Création contemporaine

Après la Seconde Guerre mondiale, des galeristes ont encouragé des artistes de renommée internationale – Le Corbusier, Picasso, Braque ou encore Dali – à créer des compositions destinées à être transposées en tapisserie. La Cité internationale de la tapisserie s’inscrit dans la lignée de cette démarche volontariste.

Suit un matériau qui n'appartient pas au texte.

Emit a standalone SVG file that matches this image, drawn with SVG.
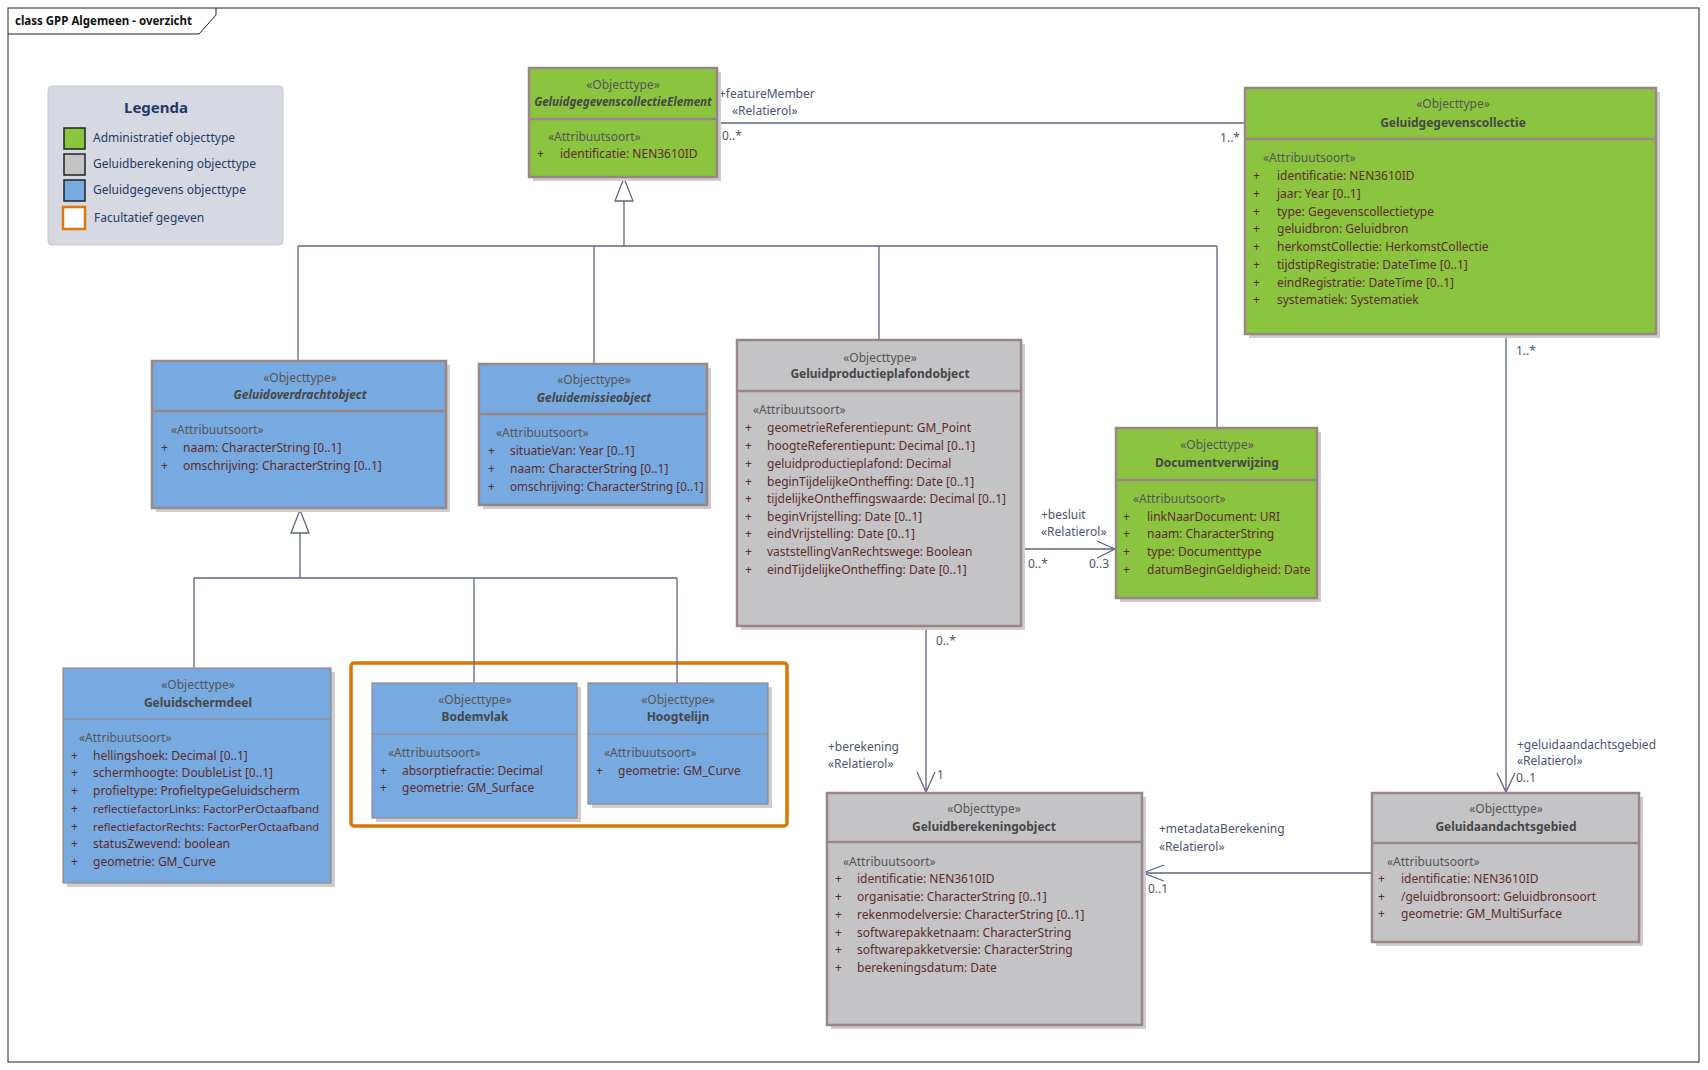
<svg xmlns="http://www.w3.org/2000/svg" width="1708" height="1070" viewBox="0 0 1708 1070">
<style>
text{font-family:"Noto Sans","Open Sans","DejaVu Sans",sans-serif;font-size:12px}
.sh{fill:#cdcdcd}
.g{fill:#8bc43f}
.b{fill:#77aae0}
.y{fill:#c4c4c6}
.tk{stroke:#9b8686;stroke-width:2.5}
.tn{stroke:#9b8686;stroke-width:1.2}
.st{fill:#555;text-anchor:middle}
.nm{fill:#474747;font-weight:bold;text-anchor:middle}
.it{font-style:italic}
.as{fill:#555}
.at{fill:#5e2b2b}
.cn{stroke:#5d6680;stroke-width:1.3;fill:none}
.gen{stroke:#5d6680;stroke-width:1.3;fill:#fff}
.lb{fill:#4d5470}
.lg{fill:#1f3a66;font-size:12px}
</style>
<rect x="0" y="0" width="1708" height="1070" fill="#fff"/>
<g id="frame">
<rect x="8" y="8" width="1691" height="1054" fill="none" stroke="#222" stroke-width="1"/>
<path d="M8,34 H199 L216,15 V8" fill="none" stroke="#222" stroke-width="1"/>
<text x="15" y="25" style="font-weight:bold;font-size:11.5px" fill="#111">class GPP Algemeen - overzicht</text>
</g>
<g id="legend">
<rect x="48" y="86" width="235" height="159" rx="4" fill="#d6d9e1" stroke="#c6c9d2"/>
<text x="156" y="113" text-anchor="middle" style="font-weight:bold;font-size:15px" fill="#1f3a66">Legenda</text>
<rect x="64" y="128" width="21" height="21" fill="#8bc43f" stroke="#222" stroke-width="1.5"/>
<text class="lg" x="93" y="142">Administratief objecttype</text>
<rect x="64" y="154" width="21" height="21" fill="#c4c4c6" stroke="#222" stroke-width="1.5"/>
<text class="lg" x="93" y="168">Geluidberekening objecttype</text>
<rect x="64" y="180" width="21" height="21" fill="#77aae0" stroke="#222" stroke-width="1.5"/>
<text class="lg" x="93" y="194">Geluidgegevens objecttype</text>
<rect x="63" y="207" width="22" height="22" fill="#fff" stroke="#d97a0f" stroke-width="2.5"/>
<text class="lg" x="94" y="222">Facultatief gegeven</text>
</g>
<g id="optional-box">
<rect x="351" y="663" width="436" height="163" rx="3" fill="none" stroke="#d97706" stroke-width="3.5"/>
</g>
<g id="connectors">
<polygon class="gen" points="624,178 615,201 633,201"/>
<line class="cn" x1="624" y1="201" x2="624" y2="246"/>
<line class="cn" x1="298" y1="246" x2="1217" y2="246"/>
<line class="cn" x1="298" y1="246" x2="298" y2="361"/>
<line class="cn" x1="594" y1="246" x2="594" y2="364"/>
<line class="cn" x1="879" y1="246" x2="879" y2="340"/>
<line class="cn" x1="1217" y1="246" x2="1217" y2="428"/>
<polygon class="gen" points="300,510 291,533 309,533"/>
<line class="cn" x1="300" y1="533" x2="300" y2="578"/>
<line class="cn" x1="194" y1="578" x2="677" y2="578"/>
<line class="cn" x1="194" y1="578" x2="194" y2="668"/>
<line class="cn" x1="474" y1="578" x2="474" y2="683"/>
<line class="cn" x1="677" y1="578" x2="677" y2="683"/>
<line class="cn" x1="717" y1="123" x2="1245" y2="123"/>
<line class="cn" x1="1021" y1="549" x2="1116" y2="549"/>
<polyline class="cn" points="1097,541 1115,549 1097,558"/>
<line class="cn" x1="926" y1="626" x2="926" y2="793"/>
<polyline class="cn" points="917,772 926,792 935,772"/>
<line class="cn" x1="1506" y1="334" x2="1506" y2="793"/>
<polyline class="cn" points="1497,773 1506,792 1515,773"/>
<line class="cn" x1="1372" y1="873" x2="1142" y2="873"/>
<polyline class="cn" points="1164,865 1143,873 1164,881"/>
<text class="lb" x="719" y="98">+featureMember</text>
<text class="lb" x="732" y="115">«Relatierol»</text>
<text class="lb" x="722" y="140">0..*</text>
<text class="lb" x="1240" y="142" text-anchor="end">1..*</text>
<text class="lb" x="1041" y="519">+besluit</text>
<text class="lb" x="1041" y="536">«Relatierol»</text>
<text class="lb" x="1028" y="568">0..*</text>
<text class="lb" x="1089" y="568">0..3</text>
<text class="lb" x="936" y="645">0..*</text>
<text class="lb" x="828" y="751">+berekening</text>
<text class="lb" x="828" y="768">«Relatierol»</text>
<text class="lb" x="937" y="779">1</text>
<text class="lb" x="1516" y="355">1..*</text>
<text class="lb" x="1517" y="749">+geluidaandachtsgebied</text>
<text class="lb" x="1517" y="765">«Relatierol»</text>
<text class="lb" x="1516" y="782">0..1</text>
<text class="lb" x="1159" y="833">+metadataBerekening</text>
<text class="lb" x="1159" y="851">«Relatierol»</text>
<text class="lb" x="1148" y="893">0..1</text>
</g>
<g id="n-element">
<rect class="sh" x="533" y="72" width="188" height="109"/>
<rect class="g tk" x="529" y="68" width="188" height="109"/>
<line class="tk" x1="529" y1="119" x2="717" y2="119"/>
<text class="st" x="623" y="89">«Objecttype»</text>
<text class="nm it" x="623" y="106" style="font-size:11.6px">GeluidgegevenscollectieElement</text>
<text class="as" x="548" y="141">«Attribuutsoort»</text>
<text class="at" x="537" y="158">+</text><text class="at" x="560" y="158">identificatie: NEN3610ID</text>
</g>
<g id="n-collectie">
<rect class="sh" x="1249" y="92" width="411" height="246"/>
<rect class="g tk" x="1245" y="88" width="411" height="246"/>
<line class="tk" x1="1245" y1="139" x2="1656" y2="139"/>
<text class="st" x="1453" y="108">«Objecttype»</text>
<text class="nm" x="1453" y="127">Geluidgegevenscollectie</text>
<text class="as" x="1263" y="162">«Attribuutsoort»</text>
<text class="at" x="1253" y="180">+</text><text class="at" x="1277" y="180">identificatie: NEN3610ID</text>
<text class="at" x="1253" y="198">+</text><text class="at" x="1277" y="198">jaar: Year [0..1]</text>
<text class="at" x="1253" y="215.7">+</text><text class="at" x="1277" y="215.7">type: Gegevenscollectietype</text>
<text class="at" x="1253" y="233">+</text><text class="at" x="1277" y="233">geluidbron: Geluidbron</text>
<text class="at" x="1253" y="251">+</text><text class="at" x="1277" y="251">herkomstCollectie: HerkomstCollectie</text>
<text class="at" x="1253" y="269">+</text><text class="at" x="1277" y="269">tijdstipRegistratie: DateTime [0..1]</text>
<text class="at" x="1253" y="286.7">+</text><text class="at" x="1277" y="286.7">eindRegistratie: DateTime [0..1]</text>
<text class="at" x="1253" y="304">+</text><text class="at" x="1277" y="304">systematiek: Systematiek</text>
</g>
<g id="n-overdracht">
<rect class="sh" x="156" y="365" width="294" height="147"/>
<rect class="b tk" x="152" y="361" width="294" height="147"/>
<line class="tk" x1="152" y1="411" x2="446" y2="411"/>
<text class="st" x="300" y="382">«Objecttype»</text>
<text class="nm it" x="300" y="399">Geluidoverdrachtobject</text>
<text class="as" x="171" y="434">«Attribuutsoort»</text>
<text class="at" x="161" y="452">+</text><text class="at" x="183" y="452">naam: CharacterString [0..1]</text>
<text class="at" x="161" y="470">+</text><text class="at" x="183" y="470">omschrijving: CharacterString [0..1]</text>
</g>
<g id="n-emissie">
<rect class="sh" x="483" y="368" width="228" height="141"/>
<rect class="b tk" x="479" y="364" width="228" height="141"/>
<line class="tk" x1="479" y1="414" x2="707" y2="414"/>
<text class="st" x="594" y="384">«Objecttype»</text>
<text class="nm it" x="594" y="402">Geluidemissieobject</text>
<text class="as" x="496" y="437">«Attribuutsoort»</text>
<text class="at" x="488" y="455">+</text><text class="at" x="510" y="455">situatieVan: Year [0..1]</text>
<text class="at" x="488" y="473">+</text><text class="at" x="510" y="473">naam: CharacterString [0..1]</text>
<text class="at" x="488" y="491">+</text><text class="at" x="510" y="491" style="font-size:11.7px">omschrijving: CharacterString [0..1]</text>
</g>
<g id="n-plafond">
<rect class="sh" x="741" y="344" width="284" height="286"/>
<rect class="y tk" x="737" y="340" width="284" height="286"/>
<line class="tk" x1="737" y1="391" x2="1021" y2="391"/>
<text class="st" x="880" y="362">«Objecttype»</text>
<text class="nm" x="880" y="378">Geluidproductieplafondobject</text>
<text class="as" x="753" y="414">«Attribuutsoort»</text>
<text class="at" x="745" y="432">+</text><text class="at" x="767" y="432">geometrieReferentiepunt: GM_Point</text>
<text class="at" x="745" y="450">+</text><text class="at" x="767" y="450">hoogteReferentiepunt: Decimal [0..1]</text>
<text class="at" x="745" y="467.7">+</text><text class="at" x="767" y="467.7">geluidproductieplafond: Decimal</text>
<text class="at" x="745" y="485.7">+</text><text class="at" x="767" y="485.7">beginTijdelijkeOntheffing: Date [0..1]</text>
<text class="at" x="745" y="503">+</text><text class="at" x="767" y="503">tijdelijkeOntheffingswaarde: Decimal [0..1]</text>
<text class="at" x="745" y="520.7">+</text><text class="at" x="767" y="520.7">beginVrijstelling: Date [0..1]</text>
<text class="at" x="745" y="538">+</text><text class="at" x="767" y="538">eindVrijstelling: Date [0..1]</text>
<text class="at" x="745" y="556">+</text><text class="at" x="767" y="556">vaststellingVanRechtswege: Boolean</text>
<text class="at" x="745" y="574">+</text><text class="at" x="767" y="574">eindTijdelijkeOntheffing: Date [0..1]</text>
</g>
<g id="n-document">
<rect class="sh" x="1120" y="432" width="201" height="170"/>
<rect class="g tk" x="1116" y="428" width="201" height="170"/>
<line class="tk" x1="1116" y1="480" x2="1317" y2="480"/>
<text class="st" x="1217" y="449">«Objecttype»</text>
<text class="nm" x="1217" y="467">Documentverwijzing</text>
<text class="as" x="1133" y="503">«Attribuutsoort»</text>
<text class="at" x="1123" y="521">+</text><text class="at" x="1147" y="521">linkNaarDocument: URI</text>
<text class="at" x="1123" y="538">+</text><text class="at" x="1147" y="538">naam: CharacterString</text>
<text class="at" x="1123" y="556">+</text><text class="at" x="1147" y="556">type: Documenttype</text>
<text class="at" x="1123" y="574">+</text><text class="at" x="1147" y="574">datumBeginGeldigheid: Date</text>
</g>
<g id="n-scherm">
<rect class="sh" x="67" y="672" width="268" height="215"/>
<rect class="b tn" x="63" y="668" width="268" height="215"/>
<line class="tn" x1="63" y1="719" x2="331" y2="719"/>
<text class="st" x="198" y="689">«Objecttype»</text>
<text class="nm" x="198" y="707">Geluidschermdeel</text>
<text class="as" x="79" y="742">«Attribuutsoort»</text>
<text class="at" x="71" y="760">+</text><text class="at" x="93" y="760">hellingshoek: Decimal [0..1]</text>
<text class="at" x="71" y="777">+</text><text class="at" x="93" y="777">schermhoogte: DoubleList [0..1]</text>
<text class="at" x="71" y="795">+</text><text class="at" x="93" y="795">profieltype: ProfieltypeGeluidscherm</text>
<text class="at" x="71" y="813">+</text><text class="at" x="93" y="813" style="font-size:11.6px">reflectiefactorLinks: FactorPerOctaafband</text>
<text class="at" x="71" y="830.7">+</text><text class="at" x="93" y="830.7" style="font-size:11.2px">reflectiefactorRechts: FactorPerOctaafband</text>
<text class="at" x="71" y="848">+</text><text class="at" x="93" y="848">statusZwevend: boolean</text>
<text class="at" x="71" y="866">+</text><text class="at" x="93" y="866">geometrie: GM_Curve</text>
</g>
<g id="n-bodemvlak">
<rect class="sh" x="376" y="687" width="205" height="135"/>
<rect class="b tn" x="372" y="683" width="205" height="135"/>
<line class="tn" x1="372" y1="734" x2="577" y2="734"/>
<text class="st" x="475" y="704">«Objecttype»</text>
<text class="nm" x="475" y="721">Bodemvlak</text>
<text class="as" x="388" y="757">«Attribuutsoort»</text>
<text class="at" x="380" y="775">+</text><text class="at" x="402" y="775">absorptiefractie: Decimal</text>
<text class="at" x="380" y="792">+</text><text class="at" x="402" y="792">geometrie: GM_Surface</text>
</g>
<g id="n-hoogtelijn">
<rect class="sh" x="592" y="687" width="180" height="121"/>
<rect class="b tn" x="588" y="683" width="180" height="121"/>
<line class="tn" x1="588" y1="734" x2="768" y2="734"/>
<text class="st" x="678" y="704">«Objecttype»</text>
<text class="nm" x="678" y="721">Hoogtelijn</text>
<text class="as" x="604" y="757">«Attribuutsoort»</text>
<text class="at" x="596" y="775">+</text><text class="at" x="618" y="775">geometrie: GM_Curve</text>
</g>
<g id="n-berekening">
<rect class="sh" x="831" y="797" width="315" height="232"/>
<rect class="y tk" x="827" y="793" width="315" height="232"/>
<line class="tk" x1="827" y1="842" x2="1142" y2="842"/>
<text class="st" x="984" y="813">«Objecttype»</text>
<text class="nm" x="984" y="831">Geluidberekeningobject</text>
<text class="as" x="843" y="866">«Attribuutsoort»</text>
<text class="at" x="835" y="883">+</text><text class="at" x="857" y="883">identificatie: NEN3610ID</text>
<text class="at" x="835" y="901">+</text><text class="at" x="857" y="901">organisatie: CharacterString [0..1]</text>
<text class="at" x="835" y="919">+</text><text class="at" x="857" y="919">rekenmodelversie: CharacterString [0..1]</text>
<text class="at" x="835" y="937">+</text><text class="at" x="857" y="937">softwarepakketnaam: CharacterString</text>
<text class="at" x="835" y="954">+</text><text class="at" x="857" y="954">softwarepakketversie: CharacterString</text>
<text class="at" x="835" y="972">+</text><text class="at" x="857" y="972">berekeningsdatum: Date</text>
</g>
<g id="n-aandacht">
<rect class="sh" x="1376" y="797" width="267" height="149"/>
<rect class="y tk" x="1372" y="793" width="267" height="149"/>
<line class="tk" x1="1372" y1="843" x2="1639" y2="843"/>
<text class="st" x="1506" y="813">«Objecttype»</text>
<text class="nm" x="1506" y="831">Geluidaandachtsgebied</text>
<text class="as" x="1387" y="866">«Attribuutsoort»</text>
<text class="at" x="1378" y="883">+</text><text class="at" x="1401" y="883">identificatie: NEN3610ID</text>
<text class="at" x="1378" y="901">+</text><text class="at" x="1401" y="901">/geluidbronsoort: Geluidbronsoort</text>
<text class="at" x="1378" y="918">+</text><text class="at" x="1401" y="918">geometrie: GM_MultiSurface</text>
</g>
</svg>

La Nef des tentures qui, dans une mise en scène théâtrale, présente des tapisseries et tapis réalisés du Moyen Âge au 20e siècle, invite les artistes contemporains à se familiariser avec l’histoire et les techniques de la tapisserie d’Aubusson. Pour concevoir « Confluentia » – un lac tissé s’étendant entre deux meubles –, l’architecte designer Bina Baitel s’est inspirée des couleurs verdures tissées à Aubusson aux 17e et 18e siècles, ainsi que de la manière dont les liciers d’alors interprétaient l’eau en juxtaposant des bandes de couleurs.
« Peau de licorne » a été réalisée en partenariat avec un autre grand acteur de la création contemporaine en Nouvelle-Aquitaine : le CRAFT (Centre régional des arts du feu et de la terre) situé à Limoges. Ce tapis unit deux savoir-faire séculaires : tapisserie d’Aubusson et porcelaine de Limoges.
« Bleue » transpose en tapisserie une bâche plastique longtemps pliée et qui viendrait d’être dépliée. Reflet de la lumière sur le plastique, pliures marquées : de loin l’illusion est parfaite. En se rapprochant, le spectateur constate que c’est une œuvre tissée, parfaitement plate et mate.
Autre parfait rendu de l’illusion, mais cette fois sans reflet de lumière. De près, il est évident que « Sans Titre » est un tissage ; de loin, et a fortiori sur une photo, impossible à voir !
Au-delà d’une superbe collection, la Cité internationale de la tapisserie d’Aubusson est donc un lieu de création, mais aussi d’enseignement de la tapisserie de basse lice. Par ailleurs, le Mobilier national y a des ateliers de restauration.